History and travelogue combine wonderfully in this tale of colonial plunder and hubris .... Luminous ... Reflective, watchful, calm, Roberts is such a vivid travel writer that you forget what a brilliant historian she is. She has the water-diviner’s gift for stories in unlikely places. And then, through research in archives as well as on the ground, for uncovering sparky details that bring the story to life ... Her narrative [has] a glow of sympathetic charm ... It is Robert’s thoughtful reactions to these events in places where they happened, sometimes under the very same trees, that give her book its power ... [An] ugly story is made bearable by her warm, beautiful writing, and equally warm human encounters.
[Roberts] has an eye for the encounter but struggles to connect the parallel worlds of her narrative (past and present, Europe and Africa) ... Ms. Roberts’s pachydermal pursuit is a wild-goose chase with elements of the shaggy-dog story.
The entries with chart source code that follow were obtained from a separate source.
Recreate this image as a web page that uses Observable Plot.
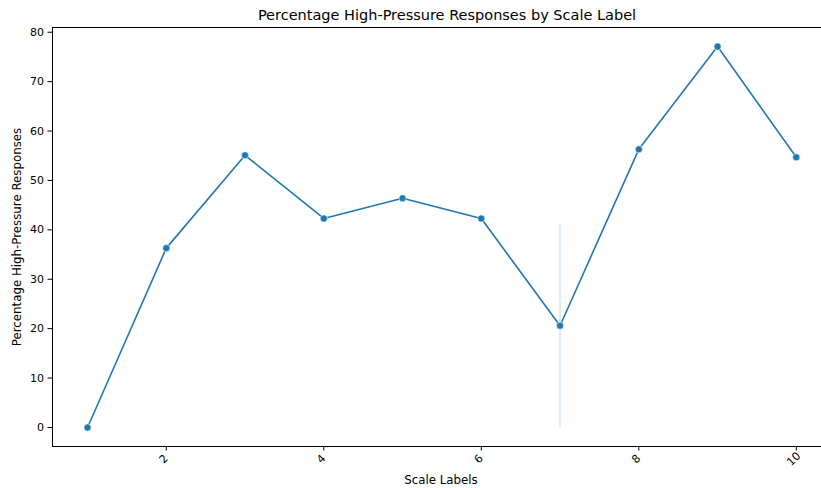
<!DOCTYPE html>
<html>
<head>
<meta charset="utf-8">
<script src="https://cdn.jsdelivr.net/npm/d3@7"></script>
<script src="https://cdn.jsdelivr.net/npm/@observablehq/plot@0.6"></script>
<style>
  html, body { margin: 0; padding: 0; background: #fff; }
  #chart { position: relative; width: 821px; height: 488px; }
  #chart svg { display: block; }
</style>
</head>
<body>
<div id="chart"></div>
<script>
const title = "Percentage High-Pressure Responses by Scale Label";
const xLabel = "Scale Labels";
const yLabel = "Percentage High-Pressure Responses";
const scaleLabels = [1, 2, 3, 4, 5, 6, 7, 8, 9, 10];
const percentages = [0, 36.3, 55.1, 42.3, 46.4, 42.3, 20.6, 56.3, 77.1, 54.7];
const ciLow = [null, null, null, null, null, null, 0, null, null, null];
const ciHigh = [null, null, null, null, null, null, 41.1, null, null, null];
const xTicks = [2, 4, 6, 8, 10];
const yTicks = [0, 10, 20, 30, 40, 50, 60, 70, 80];

const data = scaleLabels.map((x, i) => ({x, y: percentages[i], lo: ciLow[i], hi: ciHigh[i]}));
const ciData = data.filter(d => d.lo != null);

const font = "DejaVu Sans, sans-serif";
const yDom = [-3.85, 80.96];
const xDom = [0.555, 10.32];

const chart = Plot.plot({
  width: 821,
  height: 488,
  marginLeft: 52,
  marginRight: 0,
  marginTop: 27,
  marginBottom: 42,
  style: {fontFamily: font, fontSize: "11px", color: "#000", background: "#fff"},
  x: {type: "linear", domain: xDom},
  y: {type: "linear", domain: yDom},
  marks: [
    Plot.ruleX(ciData, {x: "x", y1: "lo", y2: "hi", stroke: "#1f77b4", strokeOpacity: 0.15, strokeWidth: 2}),
    Plot.line(data, {x: "x", y: "y", stroke: "#1f77b4", strokeWidth: 1.6}),
    Plot.dot(data, {x: "x", y: "y", r: 3.6, fill: "#1f77b4", stroke: "#fff", strokeWidth: 0.6}),
    // spines
    Plot.ruleY([yDom[0]], {stroke: "#000", strokeWidth: 1}),
    Plot.ruleY([yDom[1]], {stroke: "#000", strokeWidth: 1}),
    Plot.ruleX([xDom[0]], {stroke: "#000", strokeWidth: 1}),
    // axes
    Plot.axisY({ticks: yTicks, tickSize: 4.5, tickPadding: 4, label: null, fontSize: 11}),
    Plot.axisX({ticks: xTicks, tickSize: 4.5, tickFormat: () => "", label: null}),
    Plot.text(xTicks, {x: d => d, frameAnchor: "bottom", dy: 15, rotate: -45, text: d => String(d), textAnchor: "middle", fontSize: 11, fill: "#000"}),
  ]
});

const d3svg = d3.select(chart);
d3svg.append("text").attr("x", 447).attr("y", 20).attr("text-anchor", "middle")
  .attr("font-family", font).attr("font-size", "14.5px").attr("fill", "#000").text(title);
d3svg.append("text").attr("x", 441).attr("y", 484).attr("text-anchor", "middle")
  .attr("font-family", font).attr("font-size", "11.8px").attr("fill", "#000").text(xLabel);
d3svg.append("text").attr("transform", "translate(21,237) rotate(-90)").attr("text-anchor", "middle")
  .attr("font-family", font).attr("font-size", "11.8px").attr("fill", "#000").text(yLabel);

document.getElementById("chart").appendChild(chart);
</script>
</body>
</html>
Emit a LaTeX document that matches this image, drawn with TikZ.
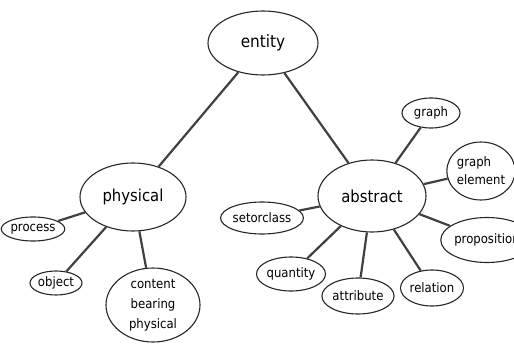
\documentclass[tikz,border=0pt]{standalone}
\usepackage{fontspec}
\setsansfont{DejaVu Sans Condensed}
\usetikzlibrary{shapes.geometric}

\begin{document}
\begin{tikzpicture}[x=1pt,y=-1pt,
		concept/.style={ellipse, draw=black!85, line width=1.1pt, inner sep=0pt, font=\sffamily\fontsize{13}{18}\selectfont},
		big/.style={font=\sffamily\fontsize{16.5}{20}\selectfont},
		link/.style={line width=2.2pt, draw=black!75}]
		\useasboundingbox (0,0) rectangle (514,345);
		% top and the two main branches
		\node[concept,big,minimum width=110,minimum height=64,font=\sffamily\fontsize{17}{20}\selectfont] (entity) at (263,43) {entity};
		\node[concept,big,minimum width=106,minimum height=68] (physical) at (133,197) {physical};
		\node[concept,big,minimum width=108,minimum height=72] (abstract) at (372,196) {abstract};
		% physical side
		\node[concept,minimum width=54,minimum height=24] (process) at (33,229) {process};
		\node[concept,minimum width=52,minimum height=24] (object) at (56,283) {object};
		\node[concept,minimum width=94,minimum height=74,align=center,font=\sffamily\fontsize{13}{20}\selectfont] (content) at (153,305) {content\\bearing\\physical};
		% abstract side
		\node[concept,minimum width=58,minimum height=30] (graph) at (431,113) {graph};
		\node[concept,minimum width=66,minimum height=58,align=left] (element) at (481,171) {graph\\element};
		\node[concept,minimum width=88,minimum height=45] (proposition) at (487,240) {proposition};
		\node[concept,minimum width=72,minimum height=32] (setorclass) at (262,218) {setorclass};
		\node[concept,minimum width=56,minimum height=34] (quantity) at (291,274) {quantity};
		\node[concept,minimum width=64,minimum height=36] (attribute) at (358,296) {attribute};
		\node[concept,minimum width=58,minimum height=36] (relation) at (432,288) {relation};
		% connectors
		\draw[link] (entity) -- (physical);
		\draw[link] (entity) -- (abstract);
		\draw[link] (physical) -- (process);
		\draw[link] (physical) -- (object);
		\draw[link] (physical) -- (content);
		\draw[link] (abstract) -- (graph);
		\draw[link] (abstract) -- (element);
		\draw[link] (abstract) -- (proposition);
		\draw[link] (abstract) -- (setorclass);
		\draw[link] (abstract) -- (quantity);
		\draw[link] (abstract) -- (attribute);
		\draw[link] (abstract) -- (relation);
	\end{tikzpicture}
\end{document}
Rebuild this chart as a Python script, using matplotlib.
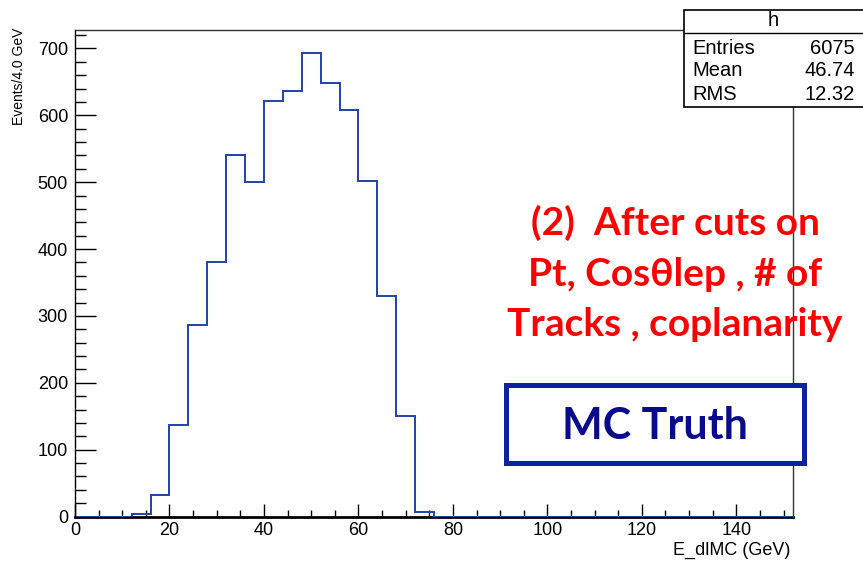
import numpy as np
import matplotlib
matplotlib.use("Agg")
from matplotlib import pyplot as plt
from matplotlib import ticker
from matplotlib.patches import Rectangle

plt.rcParams["font.family"] = ["Liberation Sans", "DejaVu Sans"]

# histogram h : 4 GeV bins from 0 to 152 GeV
bin_width = 4.0
x_min, x_max = 0.0, 152.0
counts = [0, 0, 0, 3, 32, 137, 286, 381, 540, 500, 621, 637, 693, 649,
          608, 502, 330, 150, 6, 0, 0, 0, 0, 0, 0, 0, 0, 0, 0, 0,
          0, 0, 0, 0, 0, 0, 0, 0]
stats_labels = ["Entries", "Mean", "RMS"]
stats_values = ["6075", "46.74", "12.32"]

edges = np.arange(x_min, x_max + bin_width / 2, bin_width)

fig = plt.figure(figsize=(8.63, 5.61), dpi=100)
W, H = 863.0, 561.0
ax = fig.add_axes([75 / W, 1 - 516.5 / H, (793 - 75) / W, (516.5 - 30) / H])

ax.stairs(counts, edges, color="#2142a8", linewidth=1.4, zorder=2)

ax.set_xlim(x_min, x_max)
ax.set_ylim(0, 1.05 * max(counts))

ax.xaxis.set_major_locator(ticker.MultipleLocator(20))
ax.xaxis.set_minor_locator(ticker.MultipleLocator(5))
ax.yaxis.set_major_locator(ticker.MultipleLocator(100))
ax.yaxis.set_minor_locator(ticker.MultipleLocator(20))

ax.tick_params(axis="both", which="both", direction="in", top=False, right=False,
               colors="black", labelsize=13)
ax.tick_params(axis="x", which="major", length=9.5, width=1.0, pad=4)
ax.tick_params(axis="x", which="minor", length=5, width=1.0)
ax.tick_params(axis="y", which="major", length=15, width=1.0, pad=5)
ax.tick_params(axis="y", which="minor", length=8, width=1.0)

for side in ["top", "right"]:
    ax.spines[side].set_linewidth(1.0)
    ax.spines[side].set_color("#333333")
ax.spines["left"].set_linewidth(1.0)
ax.spines["bottom"].set_linewidth(2.0)
ax.spines["bottom"].set_zorder(1)

# axis titles, ROOT style: right/top aligned
fig.text(790 / W, 1 - 550 / H, "E_dlMC (GeV)", ha="right", va="center", fontsize=13)
fig.text(19 / W, 1 - 28 / H, "Events/4.0 GeV", ha="center", va="top",
         rotation=90, fontsize=10)

# stats box
fig.patches.append(Rectangle((684 / W, 1 - 107 / H), (870 - 684) / W, (107 - 10) / H,
                             transform=fig.transFigure, facecolor="white",
                             edgecolor="black", linewidth=1.2, zorder=5))
fig.lines.append(plt.Line2D([684 / W, 1], [1 - 33 / H, 1 - 33 / H],
                            transform=fig.transFigure, color="black",
                            linewidth=1.0, zorder=6))
fig.text(773 / W, 1 - 21 / H, "h", ha="center", va="center", fontsize=14.5, zorder=7)
for i, (lab, val) in enumerate(zip(stats_labels, stats_values)):
    y = 1 - (48 + 23 * i) / H
    fig.text(692 / W, y, lab, ha="left", va="center", fontsize=14.5, zorder=7)
    fig.text(855 / W, y, val, ha="right", va="center", fontsize=14.5, zorder=7)

# annotation text
red_lines = ["(2)  After cuts on", "Pt, Cos\u03b8lep , # of", "Tracks , coplanarity"]
red_y = [223, 274, 324]
for line, y in zip(red_lines, red_y):
    fig.text(675 / W, 1 - y / H, line, ha="center", va="center",
             color="#ff0000", fontsize=28, fontweight="bold",
             family=["Lato", "DejaVu Sans"], zorder=8)

fig.patches.append(Rectangle((505.5 / W, 1 - 462.5 / H), (803.5 - 505.5) / W,
                             (462.5 - 384.5) / H, transform=fig.transFigure,
                             facecolor="white", edgecolor="#0c22a0",
                             linewidth=3.6, zorder=8))
fig.text(655 / W, 1 - 426 / H, "MC Truth", ha="center", va="center",
         color="#0a0a8c", fontsize=31, fontweight="bold",
         family=["Lato", "DejaVu Sans"], zorder=9)

fig.savefig("out.png", dpi=100)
She never shows why the quartet of elephants might reveal how 'European imperialism had unfolded on the African continent' ... There are also more howlers here than in the forest at twilight.
Roberts...writes eloquently about the landscape at times, and A Training School for Elephants is an accessible primer on African colonial history and Leopold’s depredations ... Her contemporary journey through Tanzania is more troubling ... Roberts errs by looking for the past in the present and failing to fully engage with that present on its own terms ... Roberts has intriguing encounters—she’s good about arranging meetings with various tribal chiefs, for instance, but she gets a pithy quote or two and then she’s gone. What does it mean to be a chief in modern Tanzania? How does private and political life ebb and flow in this country 60-some years after independence? She doesn’t say, never staying long enough in any one community to learn what life really looks like for its people today.